From an academic theoretical perspective on social revolutions there should have been a breaking point in the process, a critical juncture that would lead to the toppling of the current system, identified through this spontaneous reaction of the Indignados. Yet, why has this juncture not taken place? A naïve answer would be because of the embedded guilt among those strata of society responsible for the over-exploitation of the public purse. A more realistic response though is because tension is periodically released through other means of violence—e.g. via the extreme anarchic elements taking advantage of the peaceful protesting sites.
Nonetheless, from a political perspective, the size of the protests in Athens was intended to act as a means of pressure not only to the Greek government but also to the European partners who have not been particularly responsive to the Greek crisis but have instead engaged in an endless debate within their domestic deliberations on the purpose of aid to Greece. Still, because of the very nature of this movement, the Greek government was not able to utilize its momentum as a mode of pressure within the EU. There was a peculiar absence of political affiliation in the first days of the movement that was unprecedented in Greece—it was an atypical mixture of different members of Greek society who had more individual demands, ideologies and standpoints than a collective cohesion and an end goal. They demanded a form of direct democracy without actually promoting diversity within their own group, nor a coherent set of pragmatic solutions or a formula that could be used as a basis for a counterproposal to the prospective austerity package.

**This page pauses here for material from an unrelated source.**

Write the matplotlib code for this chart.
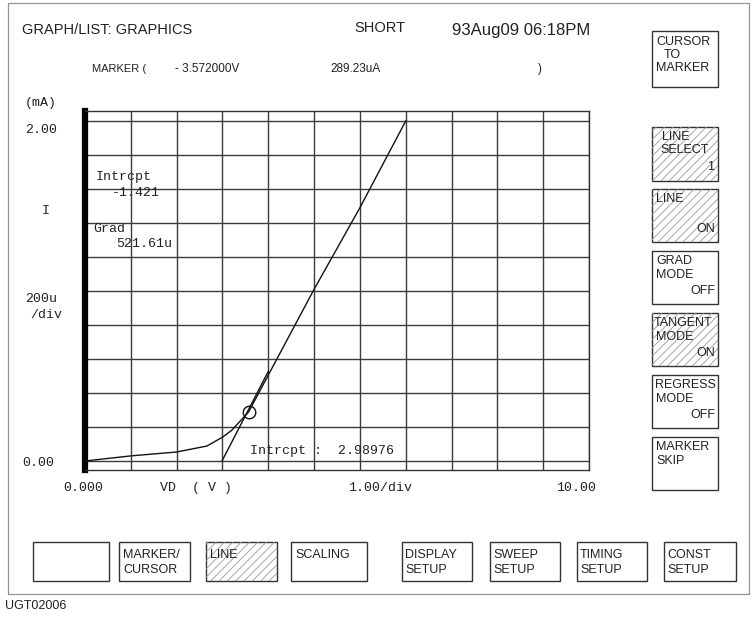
import matplotlib
matplotlib.use("Agg")
import matplotlib.pyplot as plt
from matplotlib.patches import Rectangle

# ---------------- data ----------------
vd_volts = [0.0, 1.0, 2.0, 2.66, 3.0, 3.2, 3.572, 5.0, 6.0, 7.0]
id_ma = [0.0, 0.03, 0.053, 0.088, 0.14, 0.18, 0.289, 1.01, 1.49, 2.0]
marker_v = 3.572
marker_i = 0.28923
tangent_intercept_v = 2.98976
tangent_grad_ma_per_v = 0.52161
tangent_v_end = 4.0
x_ticks = [0, 1, 2, 3, 4, 5, 6, 7, 8, 9, 10, 11]
y_ticks = [0.0, 0.2, 0.4, 0.6, 0.8, 1.0, 1.2, 1.4, 1.6, 1.8, 2.0]

W, H = 751, 617
plt.rcParams["hatch.color"] = "#9a9a9a"
plt.rcParams["hatch.linewidth"] = 0.6
fig = plt.figure(figsize=(W / 100, H / 100), dpi=100)
fig.patch.set_facecolor("white")

# overlay in pixel coordinates
ov = fig.add_axes([0, 0, 1, 1])
ov.set_xlim(0, W)
ov.set_ylim(H, 0)
ov.axis("off")

SANS = "Liberation Sans"
MONO = "Liberation Mono"
INK = "#222222"

# outer frame
ov.add_patch(Rectangle((8, 3), 741, 591, fill=False, ec="#555555", lw=0.9, ls=(0, (1, 0.6))))

# header
ov.text(22, 30, "GRAPH/LIST: GRAPHICS", family=SANS, fontsize=10.5, color=INK, va="center")
ov.text(380, 28, "SHORT", family=SANS, fontsize=10.5, color=INK, va="center", ha="center")
ov.text(452, 30, "93Aug09 06:18PM", family=SANS, fontsize=12, color=INK, va="center")
ov.text(92, 69, "MARKER (", family=SANS, fontsize=8, color=INK, va="center")
ov.text(175, 69, "- 3.572000V", family=SANS, fontsize=8.5, color=INK, va="center")
ov.text(330, 69, "289.23uA", family=SANS, fontsize=8.5, color=INK, va="center")
ov.text(538, 69, ")", family=SANS, fontsize=8.5, color=INK, va="center")

# axis side labels
mono_kw = dict(family=MONO, fontsize=9.5, color=INK, va="center")
ov.text(25, 103, "(mA)", **mono_kw)
ov.text(25, 130, "2.00", **mono_kw)
ov.text(42, 211, "I", **mono_kw)
ov.text(25, 299, "200u", **mono_kw)
ov.text(30, 315, "/div", **mono_kw)
ov.text(22, 463, "0.00", **mono_kw)
ov.text(63, 488, "0.000", **mono_kw)
ov.text(160, 488, "VD  ( V )", **mono_kw)
ov.text(348, 488, "1.00/div", **mono_kw)
ov.text(556, 488, "10.00", **mono_kw)

# ---------------- main plot ----------------
L, R, T, B = 85, 589, 111, 470
ax = fig.add_axes([L / W, 1 - B / H, (R - L) / W, (B - T) / H])
ax.set_xlim(0, 11)
ax.set_ylim(-9 / 170, 2.0 + 10 / 170)
ax.set_xticks(x_ticks)
ax.set_yticks(y_ticks)
ax.tick_params(left=False, bottom=False, labelleft=False, labelbottom=False)
ax.grid(True, color="#3c3c3c", lw=1.0, ls="-")
for s in ("top", "right", "bottom"):
    ax.spines[s].set_linewidth(1.0)
    ax.spines[s].set_color("#333333")
ax.spines["left"].set_linewidth(4.5)
ax.spines["left"].set_color("black")
ax.set_facecolor("white")

ax.plot(vd_volts, id_ma, color="#111111", lw=1.0, zorder=5)
tv = [tangent_intercept_v, tangent_v_end]
ti = [0.0, tangent_grad_ma_per_v * (tangent_v_end - tangent_intercept_v)]
ax.plot(tv, ti, color="#111111", lw=1.0, zorder=5)
ax.plot([marker_v], [marker_i], marker="o", ms=9, mfc="none", mec="#111111", mew=1.0, zorder=6)

ov.set_zorder(10)
ov.patch.set_alpha(0)
ov.text(96, 177, "Intrcpt", **mono_kw)
ov.text(112, 193, "-1.421", **mono_kw)
ov.text(93, 229, "Grad", **mono_kw)
ov.text(116, 244, "521.61u", **mono_kw)
ov.text(250, 451, "Intrcpt :  2.98976", **mono_kw)

# ---------------- side buttons ----------------
def button(x0, y0, w, h, lines, hatched=False):
    ov.add_patch(Rectangle((x0, y0), w, h, fill=False, ec="#333333", lw=1.0))
    if hatched:
        ov.add_patch(Rectangle((x0, y0), w, h, fill=False, ec="#999999", lw=0,
                               hatch="////"))
    for (txt, dx, dy, ha) in lines:
        ov.text(x0 + dx, y0 + dy, txt, family=SANS, fontsize=9, color=INK,
                va="center", ha=ha)

bx, bw = 652, 66
button(bx, 31, bw, 56, [("CURSOR", 4, 11, "left"), ("TO", 12, 24, "left"), ("MARKER", 4, 37, "left")])
button(bx, 127, bw, 54, [("LINE", 10, 10, "left"), ("SELECT", 8, 23, "left"), ("1", bw - 4, 40, "right")], hatched=True)
button(bx, 189, bw, 53, [("LINE", 4, 10, "left"), ("ON", bw - 3, 40, "right")], hatched=True)
button(bx, 251, bw, 53, [("GRAD", 4, 10, "left"), ("MODE", 4, 24, "left"), ("OFF", bw - 3, 40, "right")])
button(bx, 313, bw, 53, [("TANGENT", 2, 10, "left"), ("MODE", 4, 24, "left"), ("ON", bw - 3, 40, "right")], hatched=True)
button(bx, 375, bw, 53, [("REGRESS", 3, 10, "left"), ("MODE", 4, 24, "left"), ("OFF", bw - 3, 40, "right")])
button(bx, 437, bw, 53, [("MARKER", 4, 10, "left"), ("SKIP", 4, 24, "left")])

# bottom buttons
by, bh = 542, 39
button(33, by, 76, bh, [])
button(119, by, 71, bh, [("MARKER/", 4, 13, "left"), ("CURSOR", 4, 28, "left")])
button(206, by, 71, bh, [("LINE", 4, 13, "left")], hatched=True)
button(291, by, 76, bh, [("SCALING", 4, 13, "left")])
button(402, by, 70, bh, [("DISPLAY", 3, 13, "left"), ("SETUP", 3, 28, "left")])
button(490, by, 70, bh, [("SWEEP", 3, 13, "left"), ("SETUP", 3, 28, "left")])
button(577, by, 70, bh, [("TIMING", 3, 13, "left"), ("SETUP", 3, 28, "left")])
button(664, by, 72, bh, [("CONST", 3, 13, "left"), ("SETUP", 3, 28, "left")])

ov.text(5, 606, "UGT02006", family=SANS, fontsize=9, color=INK, va="center")

fig.savefig("out.png", dpi=100, facecolor="white")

For the current government the medium-term programme that was passed a couple of weeks ago amidst a commotion in the Indignados camp right outside the Parliament building (cf. blog-entry by Tsoukis 7 July 2011) was a strong test, albeit not for the unity and coherence of the government itself but rather for the thin balance between responsiveness and responsibility. The government could have easily succumbed to the pressure of the protests during the days of the debate and vote in the Parliament of the programme, responding to the demands of this ‘apolitical’ crowd, but instead the government chose the path of responsibility, namely responding to an effort to restore (a) some faith in the political system domestically and (b) the credibility and commitment required by a government that has to confront international criticism and libels.

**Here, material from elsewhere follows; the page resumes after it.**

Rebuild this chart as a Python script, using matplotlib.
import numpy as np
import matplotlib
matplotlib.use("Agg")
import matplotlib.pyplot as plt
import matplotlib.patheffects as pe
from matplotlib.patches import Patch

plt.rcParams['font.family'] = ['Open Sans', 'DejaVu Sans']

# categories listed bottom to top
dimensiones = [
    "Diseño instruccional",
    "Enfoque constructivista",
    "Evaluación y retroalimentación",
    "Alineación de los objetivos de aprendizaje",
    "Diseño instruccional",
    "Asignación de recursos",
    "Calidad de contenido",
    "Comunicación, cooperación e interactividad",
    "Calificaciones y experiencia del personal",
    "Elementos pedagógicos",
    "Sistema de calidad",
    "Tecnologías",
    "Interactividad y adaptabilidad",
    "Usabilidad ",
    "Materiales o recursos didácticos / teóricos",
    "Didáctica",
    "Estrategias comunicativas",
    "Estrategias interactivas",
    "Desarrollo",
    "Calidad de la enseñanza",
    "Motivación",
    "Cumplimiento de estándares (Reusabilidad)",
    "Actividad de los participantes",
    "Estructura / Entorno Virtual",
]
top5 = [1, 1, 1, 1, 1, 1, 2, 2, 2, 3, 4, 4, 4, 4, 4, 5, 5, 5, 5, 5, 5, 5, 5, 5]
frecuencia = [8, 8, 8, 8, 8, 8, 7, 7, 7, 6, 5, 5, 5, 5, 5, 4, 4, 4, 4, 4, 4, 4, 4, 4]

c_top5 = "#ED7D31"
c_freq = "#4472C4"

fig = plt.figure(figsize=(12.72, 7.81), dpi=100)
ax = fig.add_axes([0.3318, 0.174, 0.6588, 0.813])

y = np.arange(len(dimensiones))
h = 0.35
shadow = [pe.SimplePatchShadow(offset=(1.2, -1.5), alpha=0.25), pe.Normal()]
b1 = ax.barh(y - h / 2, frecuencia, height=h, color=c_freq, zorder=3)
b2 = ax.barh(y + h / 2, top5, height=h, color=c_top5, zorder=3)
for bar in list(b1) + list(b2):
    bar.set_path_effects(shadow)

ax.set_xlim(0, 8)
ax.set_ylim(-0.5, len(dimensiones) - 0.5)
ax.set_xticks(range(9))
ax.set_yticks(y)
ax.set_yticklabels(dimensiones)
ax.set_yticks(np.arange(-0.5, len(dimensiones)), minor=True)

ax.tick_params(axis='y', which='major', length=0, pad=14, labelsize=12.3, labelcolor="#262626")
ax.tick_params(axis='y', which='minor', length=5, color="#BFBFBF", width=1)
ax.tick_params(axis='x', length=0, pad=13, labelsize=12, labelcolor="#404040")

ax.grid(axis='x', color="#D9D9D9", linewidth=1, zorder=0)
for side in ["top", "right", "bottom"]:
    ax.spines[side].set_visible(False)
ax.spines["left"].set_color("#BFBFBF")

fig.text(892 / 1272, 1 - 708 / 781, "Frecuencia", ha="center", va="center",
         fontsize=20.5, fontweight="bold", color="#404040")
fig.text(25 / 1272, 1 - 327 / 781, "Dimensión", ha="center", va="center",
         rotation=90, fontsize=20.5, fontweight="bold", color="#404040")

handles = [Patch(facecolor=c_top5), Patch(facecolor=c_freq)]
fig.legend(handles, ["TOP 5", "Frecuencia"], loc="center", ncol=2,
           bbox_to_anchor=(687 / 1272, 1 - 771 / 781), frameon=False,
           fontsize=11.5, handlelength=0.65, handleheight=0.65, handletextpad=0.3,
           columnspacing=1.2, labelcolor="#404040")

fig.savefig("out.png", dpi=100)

The Indignados of Athens are responding emotionally and without political attachments to the economic demise of Greece. Yet, to the detriment of this undoubtedly important political phenomenon, the political forces in Greece, across the whole of the spectrum, from the far left to the far right, were fast to philander with this social reaction engaging in a cascade of populist arguments to attain ephemeral political support and capitalize on this transitory effervescence, each employing their own semantics to movement. If there is a waning down of the movement it is not because the protesters are not ‘indignant’ any more or because the government measures are yielding results, but rather because the Indignados managed to expose the deep social embeddedness of a malfunctioning political system.